§ **What is being asked**
Each line of the listing must be transcribed exactly, except for the images, which should be excluded.

[start Dataset extract]

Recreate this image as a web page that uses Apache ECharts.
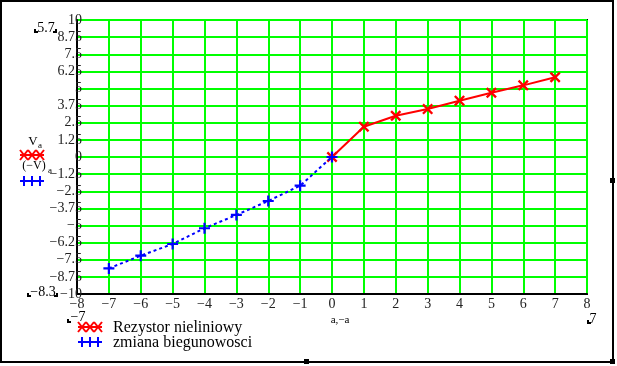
<!DOCTYPE html>
<html><head><meta charset="utf-8">
<script src="https://cdn.jsdelivr.net/npm/echarts@6/dist/echarts.min.js"></script>
<style>html,body{margin:0;padding:0;background:#fff}#c{width:617px;height:366px}</style>
</head><body><div id="c"></div>
<script>
var xRed = [0, 1, 2, 3, 4, 5, 6, 7];
var yRed = [0, 2.21, 3.01, 3.5, 4.11, 4.69, 5.23, 5.82];
var xBlue = [-7, -6, -5, -4, -3, -2, -1, 0];
var yBlue = [-8.13, -7.2, -6.35, -5.2, -4.23, -3.21, -2.09, 0];
var seriesNames = ['Rezystor nieliniowy', 'zmiana biegunowosci'];
var xTicks = [-8, -7, -6, -5, -4, -3, -2, -1, 0, 1, 2, 3, 4, 5, 6, 7, 8];
var yTicks = [-10, -8.75, -7.5, -6.25, -5, -3.75, -2.5, -1.25, 0, 1.25, 2.5, 3.75, 5, 6.25, 7.5, 8.75, 10];

var FONT = '"Liberation Serif", "DejaVu Serif", serif';
var X_SYM = 'path://M0,1.5L1.5,0L5,3.5L8.5,0L10,1.5L6.5,5L10,8.5L8.5,10L5,6.5L1.5,10L0,8.5L3.5,5Z';
var P_SYM = 'path://M4,0H6V4H10V6H6V10H4V6H0V4H4Z';

function pairs(xs, ys) { return xs.map(function (x, i) { return [x, ys[i]]; }); }

var chart = echarts.init(document.getElementById('c'), null, {renderer: 'canvas'});

function xIcons(x0, y0, color) {
  var els = [];
  els.push({type: 'line', shape: {x1: x0, y1: y0, x2: x0 + 24, y2: y0}, style: {stroke: color, lineWidth: 2}});
  for (var i = 0; i < 3; i++) {
    var cx = x0 + 4 + i * 8;
    els.push({type: 'line', shape: {x1: cx - 4, y1: y0 - 5, x2: cx + 4, y2: y0 + 5}, style: {stroke: color, lineWidth: 2}});
    els.push({type: 'line', shape: {x1: cx + 4, y1: y0 - 5, x2: cx - 4, y2: y0 + 5}, style: {stroke: color, lineWidth: 2}});
  }
  return els;
}
function pIcons(x0, y0, color) {
  var els = [];
  els.push({type: 'line', shape: {x1: x0, y1: y0, x2: x0 + 24, y2: y0}, style: {stroke: color, lineWidth: 2}});
  for (var i = 0; i < 3; i++) {
    var cx = x0 + 4 + i * 8;
    els.push({type: 'line', shape: {x1: cx, y1: y0 - 5, x2: cx, y2: y0 + 5}, style: {stroke: color, lineWidth: 2}});
  }
  return els;
}
function txt(x, y, s, size, align) {
  return {type: 'text', x: x, y: y, style: {text: s, font: size + 'px ' + FONT, fill: '#000', textAlign: align || 'left', textVerticalAlign: 'middle'}};
}
function bracket(x, y, dir) {
  return {type: 'polyline', shape: {points: dir === 'l' ? [[x, y - 3], [x, y], [x + 3, y]] : [[x - 3, y], [x, y], [x, y - 3]]}, style: {stroke: '#000', lineWidth: 2, fill: null}};
}

var graphics = [
  {type: 'rect', shape: {x: 1, y: 1, width: 612, height: 361}, style: {fill: null, stroke: '#000', lineWidth: 2}},
  {type: 'rect', shape: {x: 610, y: 178, width: 5, height: 5}, style: {fill: '#000'}},
  {type: 'rect', shape: {x: 610, y: 359, width: 5, height: 5}, style: {fill: '#000'}},
  {type: 'rect', shape: {x: 304, y: 359, width: 5, height: 5}, style: {fill: '#000'}},
  txt(46, 28, '5.7', 14, 'center'), bracket(35, 32, 'l'), bracket(56, 32, 'r'),
  txt(43, 292, '\u22128.3', 14, 'center'), bracket(28, 296, 'l'), bracket(57, 296, 'r'),
  txt(78, 317, '\u22127', 14, 'center'), bracket(68, 322, 'l'),
  txt(593, 319, '7', 14, 'center'), bracket(588, 323, 'l'),
  txt(340, 320, 'a,\u2212a', 11, 'center'),
  txt(33, 142, 'V', 13, 'center'), txt(38, 146, 'a', 9, 'left'),
  txt(34, 166, '(\u2212V)', 12, 'center'), txt(48, 171, 'a', 9, 'left'),
  txt(113, 328, seriesNames[0], 16, 'left'),
  txt(113, 343, seriesNames[1], 16, 'left')
];
graphics = graphics.concat(xIcons(20, 155, '#ff0000'), pIcons(20, 181, '#0000ff'),
  xIcons(78, 327, '#ff0000'), pIcons(78, 342, '#0000ff'));

function fmt(v) { return v < 0 ? '\u2212' + (-v) : String(v); }

chart.setOption({
  animation: false,
  backgroundColor: '#fff',
  grid: {left: 77, right: 30, top: 20, bottom: 72, show: true, borderColor: '#000', borderWidth: 2, backgroundColor: 'transparent'},
  xAxis: {
    type: 'value', min: xTicks[0], max: xTicks[xTicks.length - 1], interval: 1,
    axisLine: {show: true, onZero: false, lineStyle: {color: '#000', width: 2}},
    axisTick: {show: false},
    splitLine: {show: true, lineStyle: {color: '#00ff00', width: 2}},
    axisLabel: {margin: 3, fontFamily: FONT, fontSize: 14, color: '#222', formatter: fmt}
  },
  yAxis: {
    type: 'value', min: yTicks[0], max: yTicks[yTicks.length - 1], interval: 1.25,
    axisLine: {show: true, onZero: false, lineStyle: {color: '#000', width: 2}},
    axisTick: {show: false},
    splitLine: {show: true, lineStyle: {color: '#00ff00', width: 2}},
    axisLabel: {margin: -5, fontFamily: FONT, fontSize: 14, color: '#222', formatter: fmt}
  },
  graphic: graphics,
  series: [
    {name: seriesNames[0], type: 'line', data: pairs(xRed, yRed), symbol: X_SYM, symbolSize: 11,
      lineStyle: {color: '#ff0000', width: 2}, itemStyle: {color: '#ff0000'}, z: 3},
    {name: seriesNames[1], type: 'line', data: pairs(xBlue, yBlue), symbol: P_SYM, symbolSize: 11,
      lineStyle: {color: '#0000ff', width: 2, type: [3, 3]}, itemStyle: {color: '#0000ff'}, z: 4}
  ]
});
</script></body></html>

[end Dataset extract]

§ **Exercise result**
Recreate this image as a web page that uses Apache ECharts.
<!DOCTYPE html>
<html><head><meta charset="utf-8">
<script src="https://cdn.jsdelivr.net/npm/echarts@6/dist/echarts.min.js"></script>
<style>html,body{margin:0;padding:0;background:#fff}#c{width:617px;height:366px}</style>
</head><body><div id="c"></div>
<script>
var xRed = [0, 1, 2, 3, 4, 5, 6, 7];
var yRed = [0, 2.21, 3.01, 3.5, 4.11, 4.69, 5.23, 5.82];
var xBlue = [-7, -6, -5, -4, -3, -2, -1, 0];
var yBlue = [-8.13, -7.2, -6.35, -5.2, -4.23, -3.21, -2.09, 0];
var seriesNames = ['Rezystor nieliniowy', 'zmiana biegunowosci'];
var xTicks = [-8, -7, -6, -5, -4, -3, -2, -1, 0, 1, 2, 3, 4, 5, 6, 7, 8];
var yTicks = [-10, -8.75, -7.5, -6.25, -5, -3.75, -2.5, -1.25, 0, 1.25, 2.5, 3.75, 5, 6.25, 7.5, 8.75, 10];

var FONT = '"Liberation Serif", "DejaVu Serif", serif';
var X_SYM = 'path://M0,1.5L1.5,0L5,3.5L8.5,0L10,1.5L6.5,5L10,8.5L8.5,10L5,6.5L1.5,10L0,8.5L3.5,5Z';
var P_SYM = 'path://M4,0H6V4H10V6H6V10H4V6H0V4H4Z';

function pairs(xs, ys) { return xs.map(function (x, i) { return [x, ys[i]]; }); }

var chart = echarts.init(document.getElementById('c'), null, {renderer: 'canvas'});

function xIcons(x0, y0, color) {
  var els = [];
  els.push({type: 'line', shape: {x1: x0, y1: y0, x2: x0 + 24, y2: y0}, style: {stroke: color, lineWidth: 2}});
  for (var i = 0; i < 3; i++) {
    var cx = x0 + 4 + i * 8;
    els.push({type: 'line', shape: {x1: cx - 4, y1: y0 - 5, x2: cx + 4, y2: y0 + 5}, style: {stroke: color, lineWidth: 2}});
    els.push({type: 'line', shape: {x1: cx + 4, y1: y0 - 5, x2: cx - 4, y2: y0 + 5}, style: {stroke: color, lineWidth: 2}});
  }
  return els;
}
function pIcons(x0, y0, color) {
  var els = [];
  els.push({type: 'line', shape: {x1: x0, y1: y0, x2: x0 + 24, y2: y0}, style: {stroke: color, lineWidth: 2}});
  for (var i = 0; i < 3; i++) {
    var cx = x0 + 4 + i * 8;
    els.push({type: 'line', shape: {x1: cx, y1: y0 - 5, x2: cx, y2: y0 + 5}, style: {stroke: color, lineWidth: 2}});
  }
  return els;
}
function txt(x, y, s, size, align) {
  return {type: 'text', x: x, y: y, style: {text: s, font: size + 'px ' + FONT, fill: '#000', textAlign: align || 'left', textVerticalAlign: 'middle'}};
}
function bracket(x, y, dir) {
  return {type: 'polyline', shape: {points: dir === 'l' ? [[x, y - 3], [x, y], [x + 3, y]] : [[x - 3, y], [x, y], [x, y - 3]]}, style: {stroke: '#000', lineWidth: 2, fill: null}};
}

var graphics = [
  {type: 'rect', shape: {x: 1, y: 1, width: 612, height: 361}, style: {fill: null, stroke: '#000', lineWidth: 2}},
  {type: 'rect', shape: {x: 610, y: 178, width: 5, height: 5}, style: {fill: '#000'}},
  {type: 'rect', shape: {x: 610, y: 359, width: 5, height: 5}, style: {fill: '#000'}},
  {type: 'rect', shape: {x: 304, y: 359, width: 5, height: 5}, style: {fill: '#000'}},
  txt(46, 28, '5.7', 14, 'center'), bracket(35, 32, 'l'), bracket(56, 32, 'r'),
  txt(43, 292, '\u22128.3', 14, 'center'), bracket(28, 296, 'l'), bracket(57, 296, 'r'),
  txt(78, 317, '\u22127', 14, 'center'), bracket(68, 322, 'l'),
  txt(593, 319, '7', 14, 'center'), bracket(588, 323, 'l'),
  txt(340, 320, 'a,\u2212a', 11, 'center'),
  txt(33, 142, 'V', 13, 'center'), txt(38, 146, 'a', 9, 'left'),
  txt(34, 166, '(\u2212V)', 12, 'center'), txt(48, 171, 'a', 9, 'left'),
  txt(113, 328, seriesNames[0], 16, 'left'),
  txt(113, 343, seriesNames[1], 16, 'left')
];
graphics = graphics.concat(xIcons(20, 155, '#ff0000'), pIcons(20, 181, '#0000ff'),
  xIcons(78, 327, '#ff0000'), pIcons(78, 342, '#0000ff'));

function fmt(v) { return v < 0 ? '\u2212' + (-v) : String(v); }

chart.setOption({
  animation: false,
  backgroundColor: '#fff',
  grid: {left: 77, right: 30, top: 20, bottom: 72, show: true, borderColor: '#000', borderWidth: 2, backgroundColor: 'transparent'},
  xAxis: {
    type: 'value', min: xTicks[0], max: xTicks[xTicks.length - 1], interval: 1,
    axisLine: {show: true, onZero: false, lineStyle: {color: '#000', width: 2}},
    axisTick: {show: false},
    splitLine: {show: true, lineStyle: {color: '#00ff00', width: 2}},
    axisLabel: {margin: 3, fontFamily: FONT, fontSize: 14, color: '#222', formatter: fmt}
  },
  yAxis: {
    type: 'value', min: yTicks[0], max: yTicks[yTicks.length - 1], interval: 1.25,
    axisLine: {show: true, onZero: false, lineStyle: {color: '#000', width: 2}},
    axisTick: {show: false},
    splitLine: {show: true, lineStyle: {color: '#00ff00', width: 2}},
    axisLabel: {margin: -5, fontFamily: FONT, fontSize: 14, color: '#222', formatter: fmt}
  },
  graphic: graphics,
  series: [
    {name: seriesNames[0], type: 'line', data: pairs(xRed, yRed), symbol: X_SYM, symbolSize: 11,
      lineStyle: {color: '#ff0000', width: 2}, itemStyle: {color: '#ff0000'}, z: 3},
    {name: seriesNames[1], type: 'line', data: pairs(xBlue, yBlue), symbol: P_SYM, symbolSize: 11,
      lineStyle: {color: '#0000ff', width: 2, type: [3, 3]}, itemStyle: {color: '#0000ff'}, z: 4}
  ]
});
</script></body></html>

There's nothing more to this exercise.